Trump Meets With Soviet Ambassador
Trump’s relationship with Russia dates back decades before the election. According to his book The Art of the Deal, he describes both meeting with then-Soviet ambassador Yuri Dubinin at a luncheon in New York in 1986 and his efforts to build “a large luxury hotel across the street from the Kremlin in partnership with the Soviet government.” The following year, Trump also tried to meet with Soviet leader Mikhail Gorbachev and took his first known trip to the then-Soviet Union, visiting Moscow and Leningrad—now St. Petersburg—to explore hotel and real estate opportunities. On this trip, he also met with the Soviet ambassador to the United States.
Trump traveled to Moscow for a second time in 1996, announcing plans to invest $250 million in Russia and to license his name on two luxury residential buildings in Moscow, neither of which are ever constructed. That same year he filed his first trademark application, for “Trump Tower,” in Russia.

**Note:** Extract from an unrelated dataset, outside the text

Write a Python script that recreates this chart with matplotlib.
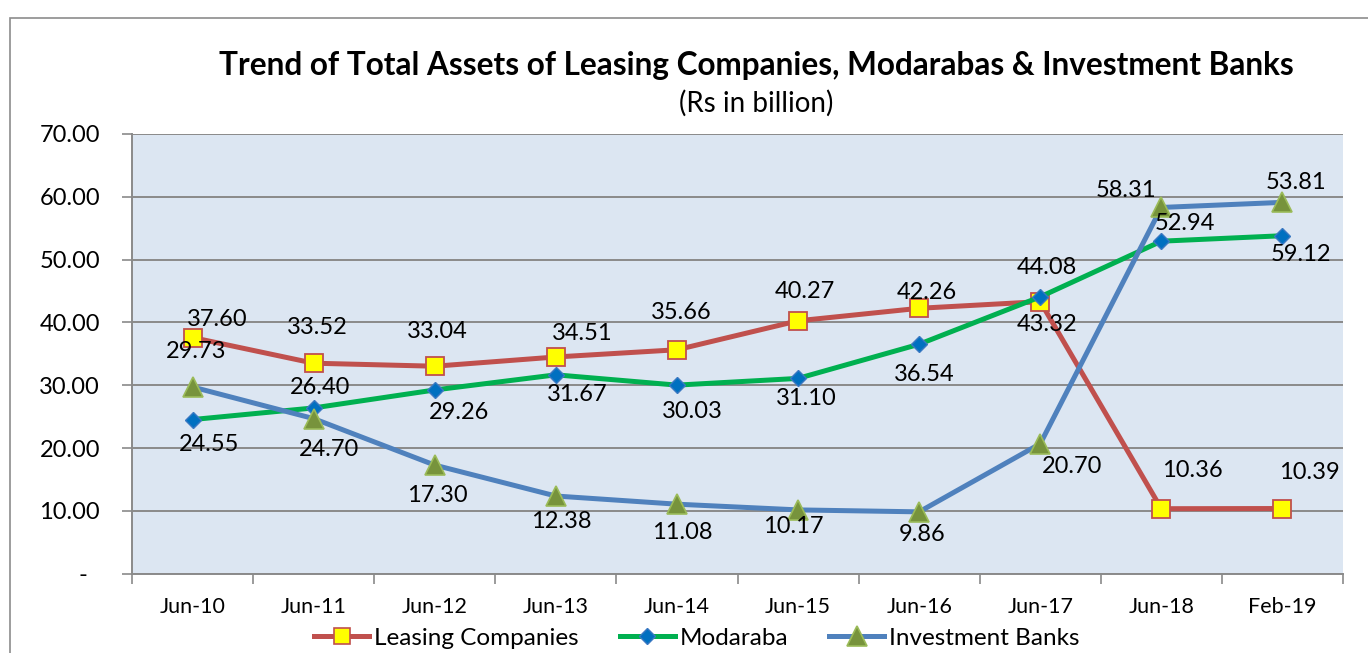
import matplotlib
matplotlib.use("Agg")
import matplotlib.pyplot as plt
from matplotlib.patches import Rectangle
from matplotlib.lines import Line2D

# ---- data ----
categories = ["Jun-10", "Jun-11", "Jun-12", "Jun-13", "Jun-14", "Jun-15",
              "Jun-16", "Jun-17", "Jun-18", "Feb-19"]
leasing = [37.60, 33.52, 33.04, 34.51, 35.66, 40.27, 42.26, 43.32, 10.36, 10.39]
modaraba = [24.55, 26.40, 29.26, 31.67, 30.03, 31.10, 36.54, 44.08, 52.94, 53.81]
invest_banks = [29.73, 24.70, 17.30, 12.38, 11.08, 10.17, 9.86, 20.70, 58.31, 59.12]
# data-label texts as printed on the chart
leasing_labels = ["37.60", "33.52", "33.04", "34.51", "35.66", "40.27", "42.26", "43.32", "10.36", "10.39"]
modaraba_labels = ["24.55", "26.40", "29.26", "31.67", "30.03", "31.10", "36.54", "44.08", "52.94", "59.12"]
ib_labels = ["29.73", "24.70", "17.30", "12.38", "11.08", "10.17", "9.86", "20.70", "58.31", "53.81"]
y_ticks = [0, 10, 20, 30, 40, 50, 60, 70]
y_ticklabels = ["-  ", "10.00", "20.00", "30.00", "40.00", "50.00", "60.00", "70.00"]

# label offsets in pixels (dx right, dy down)
leasing_off = [(25, -18), (4, -36), (3, -35), (26, -23), (4, -37), (7, -29), (8, -16), (7, 23), (31, -38), (27, -36)]
modaraba_off = [(17, 25), (6, -20), (24, 23), (21, 20), (15, 26), (8, 20), (5, 30), (7, -29), (24, -18), (18, 19)]
ib_off = [(4, -36), (15, 31), (3, 30), (5, 25), (5, 28), (-5, 17), (3, 23), (32, 23), (-35, -17), (14, -20)]

W, H = 1368, 653
DPI = 100
FONT = "Lato"

fig = plt.figure(figsize=(W / DPI, H / DPI), dpi=DPI)
fig.patch.set_facecolor("white")

# outer chart frame (cropped at right and bottom)
fig.add_artist(Rectangle((10 / W, -0.1), 1.2, (H - 18) / H + 0.1, transform=fig.transFigure,
                         fill=False, edgecolor="#8C8C8C", linewidth=1.2))

left, right = 132 / W, 1343 / W
bottom, top = (H - 573.8) / H, (H - 134) / H
ax = fig.add_axes([left, bottom, right - left, top - bottom])
ax.set_facecolor("#DCE6F2")

x = list(range(len(categories)))
ax.set_xlim(-0.5, len(categories) - 0.5)
ax.set_ylim(0, 70)

grid_c = "#8A8A8A"
ax.set_yticks(y_ticks)
ax.set_yticklabels(y_ticklabels, fontfamily=FONT, fontsize=17)
ax.yaxis.grid(True, color=grid_c, linewidth=1.4)
ax.set_axisbelow(True)

ax.set_xticks([i + 0.5 for i in range(-1, len(categories))])
ax.set_xticklabels([])
ax.set_xticks(x, minor=True)
ax.set_xticklabels(categories, minor=True, fontfamily=FONT, fontsize=15.5)
ax.tick_params(axis="x", which="major", length=7, color=grid_c, width=1.2)
ax.tick_params(axis="x", which="minor", length=0, pad=17)
ax.tick_params(axis="y", length=7, color=grid_c, width=1.2, pad=16)

for s in ["top", "right"]:
    ax.spines[s].set_visible(False)
for s in ["left", "bottom"]:
    ax.spines[s].set_color(grid_c)
    ax.spines[s].set_linewidth(1.4)

lw = 3.6
ax.plot(x, leasing, color="#C0504D", lw=lw, marker="s", ms=13,
        mfc="#FFFF00", mec="#C0504D", mew=1.3, zorder=3, label="Leasing Companies", clip_on=False)
ax.plot(x, modaraba, color="#00B050", lw=lw, marker="D", ms=8.5,
        mfc="#0070C0", mec="#3A78C2", mew=1.0, zorder=4, label="Modaraba", clip_on=False)
ax.plot(x, invest_banks, color="#4F81BD", lw=lw, marker="^", ms=14,
        mfc="#77933C", mec="#9BBB59", mew=1.2, zorder=5, label="Investment Banks", clip_on=False)

def add_labels(vals, texts, offs):
    for xi, v, t, (dx, dy) in zip(x, vals, texts, offs):
        ax.annotate(t, (xi, v), xytext=(dx * 0.72, -dy * 0.72), textcoords="offset points",
                    ha="center", va="center", fontfamily=FONT, fontsize=17, color="black", zorder=6)

add_labels(leasing, leasing_labels, leasing_off)
add_labels(modaraba, modaraba_labels, modaraba_off)
add_labels(invest_banks, ib_labels, ib_off)

# titles
fig.text(756.5 / W, 1 - 66 / H, "Trend of Total Assets of Leasing Companies, Modarabas & Investment Banks",
         ha="center", va="center", fontfamily=FONT, fontweight="bold", fontsize=22.7)
fig.text(756.5 / W, 1 - 103 / H, "(Rs in billion)", ha="center", va="center",
         fontfamily=FONT, fontsize=20)

# legend
handles = [
    Line2D([], [], color="#C0504D", lw=lw, marker="s", ms=12, mfc="#FFFF00", mec="#C0504D", mew=1.2),
    Line2D([], [], color="#00B050", lw=lw, marker="D", ms=8.5, mfc="#0070C0", mec="#3A78C2", mew=1.0),
    Line2D([], [], color="#4F81BD", lw=lw, marker="^", ms=14, mfc="#77933C", mec="#9BBB59", mew=1.2),
]
fig.legend(handles, ["Leasing Companies", "Modaraba", "Investment Banks"],
           loc="center", bbox_to_anchor=(697 / W, 1 - 638 / H), ncol=3, frameon=False,
           prop={"family": FONT, "size": 17.5}, handlelength=2.25, handletextpad=0.2,
           columnspacing=1.7, borderpad=0, borderaxespad=0)

fig.savefig("out.png", dpi=DPI)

Trump continued to attempt to build in Russia during the 2000s. In 2005, Trump signed a one-year deal to explore building a Trump Tower in Moscow; the project proceeded at least to the point of finding a potential site. In 2006, Donald Trump Jr. and Ivanka Trump visited Moscow with their business associate Felix Sater, whose company the Bayrock Group was a partner on the project, to “[connect] with potential partners”.
The following year, Trump expressed his hopes of developing real estate in Moscow, saying, “We will be in Moscow at some point.” In 2008, Donald Trump Jr. echoed his father’s earlier comments, saying that “the Trump Organization [wanted] to build luxury housing and hotels in Moscow, St. Petersburg and Sochi.” That same year, Trump Jr. visited Moscow six times in 18 months in search of new deals, although none panned out. Despite his failure to develop in Russia, the Trump Organization depended heavily on Russian money in their other exploits; Trump Jr. once told reporters at a real estate conference that “Russians [made] up a pretty disproportionate cross-section of a lot of our assets […] we see a lot of money pouring in from Russia.”